Residents of Laikipia North are raking millions of shillings from their conservation effort of the Mukogodo forest.
Mukogodo forest is one of the few community-managed forests in Kenya and it has seen the Il Ngwesi community get Sh36 million through carbon credit.
The funds support the community in education, health care, water and additional land acquisition in other parts of the country like in Maasai Mara, Narok County.
Mukogodo forest, on the flip side, has been a notorious hideout for bandits after they invade residents, a move that led the government to declare it a disturbed and dangerous zone.
The forest is targeted in the ongoing security multi-agency operation to restore security. However, that has not stopped residents from reaping benefits from the forest.
Laikipia Conservancies Association Chairperson Kip Ole Polos speaking during the annual general meeting in Lokusero, said that through carbon credit money, the community's lives had changed.
'We have got money from Carbon Credit that has made a big impact on this Il Ngwesi community. Today we are here to inform the community on how their money was spent. We have seven forest neighbourhoods and each has benefitted,' said the chairperson.
He said the funds from carbon credit had educated over a thousand students from secondary to tertiary levels.
'We have educated about 1,038 students, each getting a bursary of eight thousand five hundred per term.
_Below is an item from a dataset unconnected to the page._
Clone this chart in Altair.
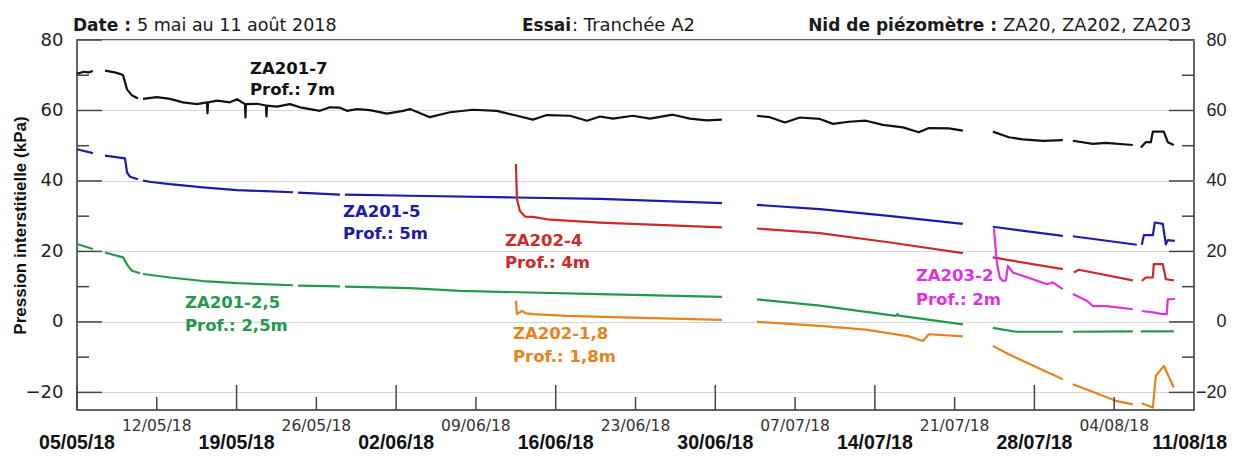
import altair as alt
import pandas as pd

START = pd.Timestamp("2018-05-05 00:00")
END = pd.Timestamp("2018-08-11 00:00")

# ---- series data: days since 05/05/18, None = gap in the record ----
za201_7_days = [0, 0.6, 1.0, 1.4, None,
                2.46, 3.3, 3.77, 4.04, 4.39, 4.82, 5.35, None,
                5.79, 7.02, 8.16, 9.3, 10.53, 11.4, 11.45, 11.5, 12.28, 13.42, 14.04, 14.74, 14.78, 14.82,
                15.79, 16.58, 16.62, 16.67, 17.54, 18.68, 19.56, 20.44, 21.32, 22.19, 23.07, 23.68, 24.56,
                25.7, 27.19, 28.6, 29.21, 30.96, 32.72, 34.74, 36.84, 38.6, 40.0, 41.23, 43.25, 44.74,
                45.88, 47.02, 48.77, 50.26, 52.28, 53.77, 55.26, 56.58, None,
                59.65, 60.79, 62.11, 63.42, 65.18, 66.32, 67.72, 69.21, 70.7, 72.46, 73.86, 74.74, 76.49, 77.72, None,
                80.35, 81.75, 82.98, 84.74, 86.49, None,
                87.37, 89.12, 90.26, 92.63, None,
                93.33, 93.77, 94.21, 94.39, 95.35, 95.7, 96.23]
za201_7_kpa = [70.4, 71.0, 70.8, 71.2, None,
               71.3, 70.8, 70.4, 70.0, 66.0, 64.3, 63.4, None,
               63.3, 63.8, 63.3, 62.3, 61.8, 62.3, 59.2, 62.3, 62.8, 62.3, 63.2, 61.8, 58.0, 61.8,
               61.9, 61.4, 58.3, 61.4, 61.1, 61.8, 60.9, 60.4, 59.9, 60.9, 60.8, 59.9, 60.4,
               60.1, 59.1, 59.9, 60.4, 58.1, 59.5, 60.2, 59.9, 58.5, 57.4, 58.7, 58.5, 57.1,
               58.3, 57.7, 58.5, 57.7, 58.8, 57.7, 57.2, 57.4, None,
               58.5, 58.1, 56.6, 58.0, 57.6, 56.2, 56.8, 57.1, 55.9, 55.2, 53.8, 55.0, 54.9, 54.3, None,
               54.0, 52.4, 51.8, 51.4, 51.6, None,
               51.4, 50.5, 50.8, 50.2, None,
               49.5, 51.0, 51.0, 54.0, 54.0, 51.0, 50.2]

za201_5_days = [0, 1.4, None, 2.46, 4.21, 4.39, 4.65, 5.35, None,
                5.79, 6.5, 8.16, 11.05, 14.04, 16.5, 18.95, None, 19.39, 23.07, None,
                23.51, 29.21, 38.51, 45.88, 56.58, None, 59.65, 65.18, 71.2, 77.72, None,
                80.35, 86.49, None, 87.37, 92.98, None,
                93.42, 93.6, 94.39, 94.56, 95.26, 95.53, 95.7, 96.32]
za201_5_kpa = [49.0, 47.9, None, 47.2, 46.4, 42.4, 41.2, 40.5, None,
               40.1, 39.7, 39.1, 38.2, 37.4, 37.1, 36.8, None, 36.7, 36.1, None,
               36.1, 35.8, 35.3, 34.9, 33.7, None, 33.2, 32.0, 30.1, 27.8, None,
               27.0, 24.4, None, 24.3, 21.9, None,
               21.9, 24.6, 24.6, 28.2, 27.8, 22.0, 23.2, 23.0]

za202_4_days = [38.51, 38.6, 38.86, 39.3, 40.0, 41.49, 45.88, 56.58, None,
                59.65, 65.18, 71.2, 77.72, None, 80.35, 86.49, None,
                87.46, 87.89, 92.63, None, 93.42, 93.77, 94.39, 94.47, 95.26, 95.53, 96.23]
za202_4_kpa = [44.8, 34.9, 31.5, 29.9, 29.8, 29.0, 28.2, 26.8, None,
               26.5, 25.2, 22.6, 19.5, None, 18.3, 15.0, None,
               14.0, 14.8, 11.8, None, 11.6, 12.6, 12.6, 16.4, 16.4, 12.1, 11.8]

za201_25_days = [0, 1.4, None, 2.46, 4.04, 4.47, 4.82, 5.53, None,
                 5.79, 8.16, 11.05, 14.04, 18.95, None, 19.39, 23.07, None,
                 23.51, 29.21, 33.6, 45.88, 56.58, None,
                 59.65, 65.18, 71.84, 72.0, 72.1, 77.72, None,
                 80.35, 82.37, 86.49, None, 87.37, 92.63, None, 93.33, 96.23]
za201_25_kpa = [22.1, 20.7, None, 19.7, 18.3, 15.9, 14.5, 13.8, None,
                13.6, 12.6, 11.6, 11.0, 10.4, None, 10.3, 10.1, None,
                10.0, 9.6, 8.8, 7.9, 7.1, None,
                6.4, 4.6, 1.7, 2.2, 1.8, -0.7, None,
                -1.7, -2.8, -2.8, None, -2.8, -2.7, None, -2.7, -2.7]

za202_18_days = [38.51, 38.6, 39.04, 39.4, 40.0, 42.98, 48.77, 56.58, None,
                 59.65, 65.18, 69.2, 72.98, 74.21, 74.74, 77.72, None,
                 80.35, 81.75, 86.49, None, 87.37, 91.14, 92.63, None,
                 93.42, 94.39, 94.65, 95.35, 96.23]
za202_18_kpa = [6.0, 2.2, 3.1, 2.4, 2.2, 1.7, 1.2, 0.6, None,
                0.0, -1.1, -2.2, -4.1, -5.4, -3.5, -4.1, None,
                -6.8, -9.2, -16.3, None, -17.7, -22.4, -23.4, None,
                -23.1, -24.3, -15.3, -12.5, -18.6]

za203_2_days = [80.45, 80.7, 80.96, 81.23, 81.5, 81.67, 82.11, 83.86, 85.09, 85.61, 86.49, None,
                87.37, 88.6, 89.12, 90.35, 92.63, None,
                93.42, 94.39, 95.26, 95.61, 95.7, 96.32]
za203_2_kpa = [26.5, 16.9, 12.6, 11.6, 11.8, 15.9, 14.0, 12.1, 10.7, 11.2, 9.3, None,
               7.9, 6.0, 4.5, 4.5, 3.6, None,
               3.1, 2.7, 2.2, 2.2, 6.4, 6.5]

series_names = ["ZA201-7", "ZA201-5", "ZA202-4", "ZA201-2,5", "ZA202-1,8", "ZA203-2"]
series_colors = ["#111111", "#1c1ca8", "#cc2a2a", "#22994a", "#e8821e", "#dd33dd"]
series_days = [za201_7_days, za201_5_days, za202_4_days, za201_25_days, za202_18_days, za203_2_days]
series_kpa = [za201_7_kpa, za201_5_kpa, za202_4_kpa, za201_25_kpa, za202_18_kpa, za203_2_kpa]

# ---- annotation data ----
label_series = ["ZA201-7", "ZA201-7", "ZA201-5", "ZA201-5", "ZA202-4", "ZA202-4",
                "ZA201-2,5", "ZA201-2,5", "ZA202-1,8", "ZA202-1,8", "ZA203-2", "ZA203-2"]
label_text = ["ZA201-7", "Prof.: 7m", "ZA201-5", "Prof.: 5m", "ZA202-4", "Prof.: 4m",
              "ZA201-2,5", "Prof.: 2,5m", "ZA202-1,8", "Prof.: 1,8m", "ZA203-2", "Prof.: 2m"]
label_days = [15.18, 15.18, 23.33, 23.33, 37.54, 37.54, 9.47, 9.47, 38.25, 38.25, 73.6, 73.6]
label_kpa = [70.4, 64.4, 29.7, 23.5, 21.6, 15.3, 3.9, -2.6, -4.9, -11.4, 11.5, 4.9]

y_major = [-20, 0, 20, 40, 60, 80]
y_minor = [-10, 10, 30, 50, 70]
x_major_dates = ["2018-05-05", "2018-05-19", "2018-06-02", "2018-06-16", "2018-06-30",
                 "2018-07-14", "2018-07-28"]
x_last_date = ["2018-08-11"]
x_minor_dates = ["2018-05-12", "2018-05-26", "2018-06-09", "2018-06-23", "2018-07-07",
                 "2018-07-21", "2018-08-04"]

# ---- build tables ----
rows = []
for name, days, vals in zip(series_names, series_days, series_kpa):
    seg = 0
    for d, v in zip(days, vals):
        if d is None or v is None:
            seg += 1
            continue
        rows.append({"date": START + pd.Timedelta(days=d), "kpa": v,
                     "series": name, "seg": f"{name}#{seg}"})
lines_df = pd.DataFrame(rows)

labels_df = pd.DataFrame({
    "date": [START + pd.Timedelta(days=d) for d in label_days],
    "kpa": label_kpa, "text": label_text, "series": label_series})

PLOT_W, PLOT_H = 1117, 370
xscale = alt.Scale(domain=[START.isoformat(), END.isoformat()], nice=False)
yscale = alt.Scale(domain=[-25, 80], nice=False, zero=False)
cscale = alt.Scale(domain=series_names, range=series_colors)
X = lambda: alt.X("date:T", scale=xscale, axis=None)

left_axis = alt.Axis(orient="left", values=y_major, grid=True, gridColor="#d6d6d6", gridWidth=1,
                     ticks=False, domain=False, labelFont="DejaVu Sans", labelFontSize=18,
                     labelColor="#222", labelPadding=14,
                     title="Pression interstitielle (kPa)", titleFont="Liberation Sans",
                     titleFontSize=17, titleFontWeight="bold", titleColor="#111",
                     titleX=-52, titleBaseline="alphabetic")
right_axis = alt.Axis(orient="right", values=y_major, grid=False, ticks=False, domain=False,
                      labelFont="Liberation Sans", labelFontSize=18, labelColor="#222",
                      labelAlign="right", labelPadding=32, title=None)

TICK = "#444"
ymaj_df = pd.DataFrame({"v": y_major})
ymin_df = pd.DataFrame({"v": y_minor})
ytick_l_major = alt.Chart(ymaj_df).mark_rule(color=TICK, strokeWidth=1.5).encode(
    y=alt.Y("v:Q", scale=yscale, axis=None), x=alt.value(0), x2=alt.value(25))
ytick_l_minor = alt.Chart(ymin_df).mark_rule(color=TICK, strokeWidth=1.5).encode(
    y=alt.Y("v:Q", scale=yscale, axis=None), x=alt.value(0), x2=alt.value(12))
ytick_r_major = alt.Chart(ymaj_df).mark_rule(color=TICK, strokeWidth=1.5).encode(
    y=alt.Y("v:Q", scale=yscale, axis=right_axis), x=alt.value(PLOT_W - 25), x2=alt.value(PLOT_W))
ytick_r_minor = alt.Chart(ymin_df).mark_rule(color=TICK, strokeWidth=1.5).encode(
    y=alt.Y("v:Q", scale=yscale, axis=None), x=alt.value(PLOT_W - 12), x2=alt.value(PLOT_W))

xmaj_df = pd.DataFrame({"date": pd.to_datetime(x_major_dates)})
xlast_df = pd.DataFrame({"date": pd.to_datetime(x_last_date)})
xmin_df = pd.DataFrame({"date": pd.to_datetime(x_minor_dates)})
xtick_major = alt.Chart(xmaj_df).mark_rule(color=TICK, strokeWidth=1.5).encode(
    x=X(), y=alt.value(PLOT_H - 25), y2=alt.value(PLOT_H))
xtick_minor = alt.Chart(xmin_df).mark_rule(color=TICK, strokeWidth=1.5).encode(
    x=X(), y=alt.value(PLOT_H - 13), y2=alt.value(PLOT_H))

xlab_minor = alt.Chart(xmin_df).mark_text(
    align="center", baseline="alphabetic", font="DejaVu Sans", fontSize=15.5, color="#333").encode(
    x=X(), y=alt.value(391), text=alt.Text("date:T", format="%d/%m/%y"))
xlab_major = alt.Chart(xmaj_df).mark_text(
    align="center", baseline="alphabetic", font="Liberation Sans", fontWeight="bold",
    fontSize=19.5, color="#111").encode(
    x=X(), y=alt.value(409), text=alt.Text("date:T", format="%d/%m/%y"))
xlab_last = alt.Chart(xlast_df).mark_text(
    align="right", baseline="alphabetic", font="Liberation Sans", fontWeight="bold",
    fontSize=19.5, color="#111", dx=33).encode(
    x=X(), y=alt.value(409), text=alt.Text("date:T", format="%d/%m/%y"))

lines = alt.Chart(lines_df).mark_line(strokeWidth=2.2, strokeJoin="round").encode(
    x=X(),
    y=alt.Y("kpa:Q", scale=yscale, axis=left_axis),
    color=alt.Color("series:N", scale=cscale, legend=None),
    detail="seg:N")

labels = alt.Chart(labels_df).mark_text(
    align="left", baseline="alphabetic", font="DejaVu Sans", fontWeight="bold", fontSize=16.5).encode(
    x=X(), y=alt.Y("kpa:Q", scale=yscale, axis=None),
    color=alt.Color("series:N", scale=cscale, legend=None), text="text:N")


def header(txt, x, weight, align="left", size=17):
    return alt.Chart(pd.DataFrame({"t": [txt]})).mark_text(
        align=align, baseline="alphabetic", font="DejaVu Sans", fontWeight=weight,
        fontSize=size, color="#1a1a1a").encode(
        x=alt.value(x), y=alt.value(-9), text="t:N")


headers = [
    header("Date :", -4, "bold"),
    header("5 mai au 11 août 2018", 60, "normal", size=17.5),
    header("Essai", 445, "bold"),
    header(": Tranchée A2", 495, "normal", size=18),
    header("Nid de piézomètre :", 920, "bold", align="right"),
    header("ZA20, ZA202, ZA203", 926, "normal", size=18),
]

chart = alt.layer(
    lines, ytick_l_major, ytick_l_minor, ytick_r_major, ytick_r_minor,
    xtick_major, xtick_minor, xlab_minor, xlab_major, xlab_last, labels, *headers
).resolve_scale(y="independent").properties(
    width=PLOT_W, height=PLOT_H,
    autosize=alt.AutoSizeParams(type="none"),
    padding={"left": 69, "top": 32, "right": 34, "bottom": 44},
).configure_view(stroke="#333", strokeWidth=1.5)

chart.save("out.html", embed_options={"renderer": "svg", "actions": False})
Education is our top priority as a community,' said Ole Polos.
Ole Polos said, in the water sector, about six million was channelled on rehabilitation of dams, water tanks aimed to cushion residents from dry weather conditions.
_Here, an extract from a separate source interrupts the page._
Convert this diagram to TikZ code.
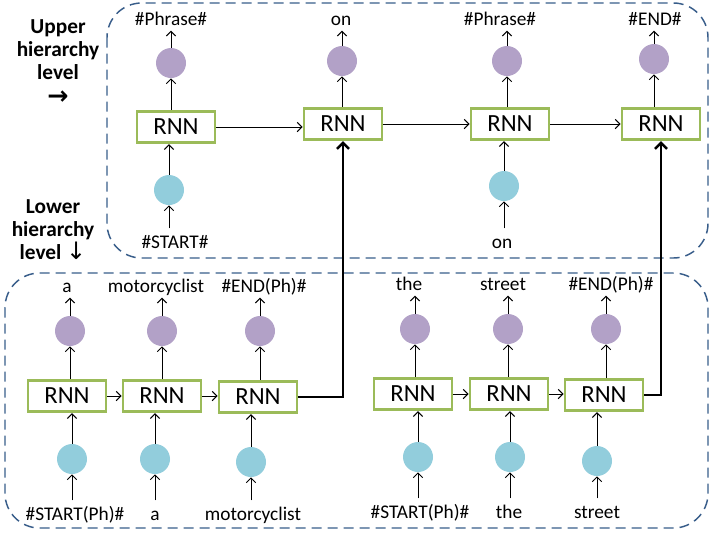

He said, among the water project and bursaries beneficiaries from the carbon credits money included Ngare Ndare community, Ethi village, Lokusero ,Sang'a, Leparua, Chumvi and Ngaresero neighbourhoods.
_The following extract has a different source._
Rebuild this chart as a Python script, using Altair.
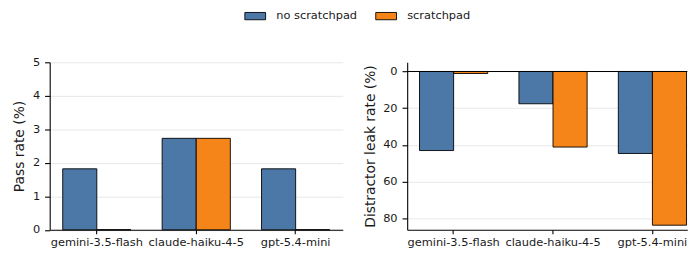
import altair as alt
import pandas as pd

models = ["gemini-3.5-flash", "claude-haiku-4-5", "gpt-5.4-mini"]
conditions = ["no scratchpad", "scratchpad"]
pass_no_scratchpad = [1.82, 2.73, 1.82]
pass_scratchpad = [0.0, 2.73, 0.0]
leak_no_scratchpad = [43.1, 17.6, 44.7]
leak_scratchpad = [1.1, 41.2, 83.8]
pass_ticks = [0, 1, 2, 3, 4, 5]
leak_ticks = [0, 20, 40, 60, 80]
leak_reference = [0]
bar_colors = ["#4C78A8", "#F58518"]


def long_table(no_vals, sp_vals):
    rows = []
    for m, a, b in zip(models, no_vals, sp_vals):
        rows.append({"model": m, "condition": conditions[0], "value": a})
        rows.append({"model": m, "condition": conditions[1], "value": b})
    return pd.DataFrame(rows)


pass_df = long_table(pass_no_scratchpad, pass_scratchpad)
leak_df = long_table(leak_no_scratchpad, leak_scratchpad)

FONT = "DejaVu Sans"
TEXT = "#1a1a1a"

legend = alt.Legend(
    title=None, orient="none", direction="horizontal", legendX=202, legendY=-53,
    symbolType="M-2,-0.7H2V0.7H-2Z", symbolSize=110.25, symbolOpacity=1,
    symbolStrokeColor="black", symbolStrokeWidth=0.9,
    labelFontSize=11.5, labelFont=FONT, labelColor=TEXT, labelOffset=15.25,
    columnPadding=15.5, padding=0,
)
color = alt.Color("condition:N", scale=alt.Scale(domain=conditions, range=bar_colors), legend=legend)
offset = alt.XOffset("condition:N", sort=conditions,
                     scale=alt.Scale(paddingInner=0, paddingOuter=0, round=False))
x_axis = alt.Axis(title=None, labelAngle=0, grid=False)

left = alt.Chart(pass_df).mark_bar(stroke="black", strokeWidth=0.9).encode(
    x=alt.X("model:N", sort=models,
            scale=alt.Scale(paddingInner=0.314, paddingOuter=0.131, round=False), axis=x_axis),
    xOffset=offset,
    y=alt.Y("value:Q", scale=alt.Scale(domain=[0, 5], nice=False, zero=True),
            axis=alt.Axis(title="Pass rate (%)", values=pass_ticks, grid=True)),
    color=color,
).properties(width=296.6, height=169.5)

right_bars = alt.Chart(leak_df).mark_bar(stroke="black", strokeWidth=0.9).encode(
    x=alt.X("model:N", sort=models,
            scale=alt.Scale(paddingInner=0.314, paddingOuter=0.066, align=0.94, round=False),
            axis=x_axis),
    xOffset=offset,
    y=alt.Y("value:Q", scale=alt.Scale(domain=[-5, 86.3], reverse=True, nice=False, zero=False),
            axis=alt.Axis(title="Distractor leak rate (%)", values=leak_ticks, grid=True)),
    y2=alt.datum(0),
    color=color,
)
right_rule = alt.Chart(pd.DataFrame({"level": leak_reference})).mark_rule(
    color="black", strokeWidth=1.1
).encode(y=alt.datum(leak_reference[0]))

right = alt.layer(right_bars, right_rule).properties(width=283.5, height=169.5)

chart = (
    alt.hconcat(left, right, spacing=64.8, bounds="flush")
    .resolve_scale(color="shared")
    .configure(font=FONT, padding={"left": 4.2, "top": 0.5, "right": 0, "bottom": 0})
    .configure_view(stroke=None)
    .configure_axis(
        labelFont=FONT, labelFontSize=11.5, labelColor=TEXT,
        titleFont=FONT, titleFontSize=14, titleFontWeight="normal", titleColor=TEXT,
        domainColor="black", domainWidth=1.1, tickColor="black", tickWidth=1.1,
        titlePadding=5.6, gridColor="#e8e8e8", gridWidth=1.0,
    )
    .configure_axisY(tickSize=5.2, labelPadding=5)
    .configure_axisX(tickSize=4, labelPadding=2.5)
)

chart.save("out.html", embed_options={"renderer": "svg", "actions": False})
Laikipia County Commissioner Joseph Kanyiri said that forest conservation was important since it benefits the community.
Kanyiri urged residents to emulate the Ilngwesi community on forest conservation aimed at reaping benefits in the future.
'We thank the IlNgwesi community which is a section of the Mukogodo forest for their conservation effort, we urge our other communities in Laikipia to emulate them, there are a lot of benefits,' said Kanyiri.
Alan Shuel, a youth from the Ilngwesi community urged other youth from the area to take advantage of the carbon credit money to equip themselves with skills for employability and acquire financial freedom.
Esther Ngirisho, another resident, said through carbon credit funds she was able to educate her five children.
Apart from education, she said to they have benefitted with a biogas system in her home and water, a move she said, had empowered them as women.
Michael Ole Pasare said, they are committed to conserving the Mukogodo forest through rehabilitation of trees that had been cut down in the past and at the same time prevent people from logging.